◆ DIRECTIONS ◆
The data below is to be returned in full and exactly.

◆ DATA PROVIDED ◆

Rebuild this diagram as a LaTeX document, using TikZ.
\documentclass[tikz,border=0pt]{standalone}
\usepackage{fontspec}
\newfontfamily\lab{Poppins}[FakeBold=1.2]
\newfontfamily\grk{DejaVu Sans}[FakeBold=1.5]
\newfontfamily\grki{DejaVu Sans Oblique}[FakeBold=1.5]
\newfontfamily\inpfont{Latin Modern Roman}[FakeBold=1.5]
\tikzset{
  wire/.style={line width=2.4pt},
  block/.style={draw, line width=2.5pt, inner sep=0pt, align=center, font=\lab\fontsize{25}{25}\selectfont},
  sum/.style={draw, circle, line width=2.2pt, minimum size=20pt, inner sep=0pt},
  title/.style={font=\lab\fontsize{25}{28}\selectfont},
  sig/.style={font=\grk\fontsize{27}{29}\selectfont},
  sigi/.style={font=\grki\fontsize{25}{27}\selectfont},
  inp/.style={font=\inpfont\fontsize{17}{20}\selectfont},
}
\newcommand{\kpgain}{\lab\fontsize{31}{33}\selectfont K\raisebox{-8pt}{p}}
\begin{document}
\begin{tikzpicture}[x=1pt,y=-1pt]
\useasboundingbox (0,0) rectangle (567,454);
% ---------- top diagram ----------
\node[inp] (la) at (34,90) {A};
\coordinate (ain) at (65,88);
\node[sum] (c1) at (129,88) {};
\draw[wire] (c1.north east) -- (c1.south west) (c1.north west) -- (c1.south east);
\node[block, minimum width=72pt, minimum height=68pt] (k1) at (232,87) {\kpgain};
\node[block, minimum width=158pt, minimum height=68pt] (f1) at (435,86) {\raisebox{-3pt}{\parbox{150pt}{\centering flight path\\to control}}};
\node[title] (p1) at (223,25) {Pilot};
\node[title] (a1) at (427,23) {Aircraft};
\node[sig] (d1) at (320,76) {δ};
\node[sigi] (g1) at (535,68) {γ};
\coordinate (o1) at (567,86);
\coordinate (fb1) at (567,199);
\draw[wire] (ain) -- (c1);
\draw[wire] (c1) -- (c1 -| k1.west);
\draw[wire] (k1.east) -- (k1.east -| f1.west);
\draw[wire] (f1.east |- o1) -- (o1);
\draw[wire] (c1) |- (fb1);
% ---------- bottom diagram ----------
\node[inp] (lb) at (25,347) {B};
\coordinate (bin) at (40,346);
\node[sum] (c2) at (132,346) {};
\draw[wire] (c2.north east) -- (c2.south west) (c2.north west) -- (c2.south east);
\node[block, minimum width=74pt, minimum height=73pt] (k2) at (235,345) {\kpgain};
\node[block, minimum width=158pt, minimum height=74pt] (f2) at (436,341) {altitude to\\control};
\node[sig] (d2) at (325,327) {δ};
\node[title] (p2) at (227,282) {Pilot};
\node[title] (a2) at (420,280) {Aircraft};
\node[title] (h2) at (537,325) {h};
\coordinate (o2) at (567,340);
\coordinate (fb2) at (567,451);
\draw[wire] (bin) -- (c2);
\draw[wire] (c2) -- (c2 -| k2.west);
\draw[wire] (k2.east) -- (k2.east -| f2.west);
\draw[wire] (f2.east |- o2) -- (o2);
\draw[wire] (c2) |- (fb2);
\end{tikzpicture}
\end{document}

◆ OUTPUT OF THE TASK ◆
Rebuild this diagram as a LaTeX document, using TikZ.
\documentclass[tikz,border=0pt]{standalone}
\usepackage{fontspec}
\newfontfamily\lab{Poppins}[FakeBold=1.2]
\newfontfamily\grk{DejaVu Sans}[FakeBold=1.5]
\newfontfamily\grki{DejaVu Sans Oblique}[FakeBold=1.5]
\newfontfamily\inpfont{Latin Modern Roman}[FakeBold=1.5]
\tikzset{
  wire/.style={line width=2.4pt},
  block/.style={draw, line width=2.5pt, inner sep=0pt, align=center, font=\lab\fontsize{25}{25}\selectfont},
  sum/.style={draw, circle, line width=2.2pt, minimum size=20pt, inner sep=0pt},
  title/.style={font=\lab\fontsize{25}{28}\selectfont},
  sig/.style={font=\grk\fontsize{27}{29}\selectfont},
  sigi/.style={font=\grki\fontsize{25}{27}\selectfont},
  inp/.style={font=\inpfont\fontsize{17}{20}\selectfont},
}
\newcommand{\kpgain}{\lab\fontsize{31}{33}\selectfont K\raisebox{-8pt}{p}}
\begin{document}
\begin{tikzpicture}[x=1pt,y=-1pt]
\useasboundingbox (0,0) rectangle (567,454);
% ---------- top diagram ----------
\node[inp] (la) at (34,90) {A};
\coordinate (ain) at (65,88);
\node[sum] (c1) at (129,88) {};
\draw[wire] (c1.north east) -- (c1.south west) (c1.north west) -- (c1.south east);
\node[block, minimum width=72pt, minimum height=68pt] (k1) at (232,87) {\kpgain};
\node[block, minimum width=158pt, minimum height=68pt] (f1) at (435,86) {\raisebox{-3pt}{\parbox{150pt}{\centering flight path\\to control}}};
\node[title] (p1) at (223,25) {Pilot};
\node[title] (a1) at (427,23) {Aircraft};
\node[sig] (d1) at (320,76) {δ};
\node[sigi] (g1) at (535,68) {γ};
\coordinate (o1) at (567,86);
\coordinate (fb1) at (567,199);
\draw[wire] (ain) -- (c1);
\draw[wire] (c1) -- (c1 -| k1.west);
\draw[wire] (k1.east) -- (k1.east -| f1.west);
\draw[wire] (f1.east |- o1) -- (o1);
\draw[wire] (c1) |- (fb1);
% ---------- bottom diagram ----------
\node[inp] (lb) at (25,347) {B};
\coordinate (bin) at (40,346);
\node[sum] (c2) at (132,346) {};
\draw[wire] (c2.north east) -- (c2.south west) (c2.north west) -- (c2.south east);
\node[block, minimum width=74pt, minimum height=73pt] (k2) at (235,345) {\kpgain};
\node[block, minimum width=158pt, minimum height=74pt] (f2) at (436,341) {altitude to\\control};
\node[sig] (d2) at (325,327) {δ};
\node[title] (p2) at (227,282) {Pilot};
\node[title] (a2) at (420,280) {Aircraft};
\node[title] (h2) at (537,325) {h};
\coordinate (o2) at (567,340);
\coordinate (fb2) at (567,451);
\draw[wire] (bin) -- (c2);
\draw[wire] (c2) -- (c2 -| k2.west);
\draw[wire] (k2.east) -- (k2.east -| f2.west);
\draw[wire] (f2.east |- o2) -- (o2);
\draw[wire] (c2) |- (fb2);
\end{tikzpicture}
\end{document}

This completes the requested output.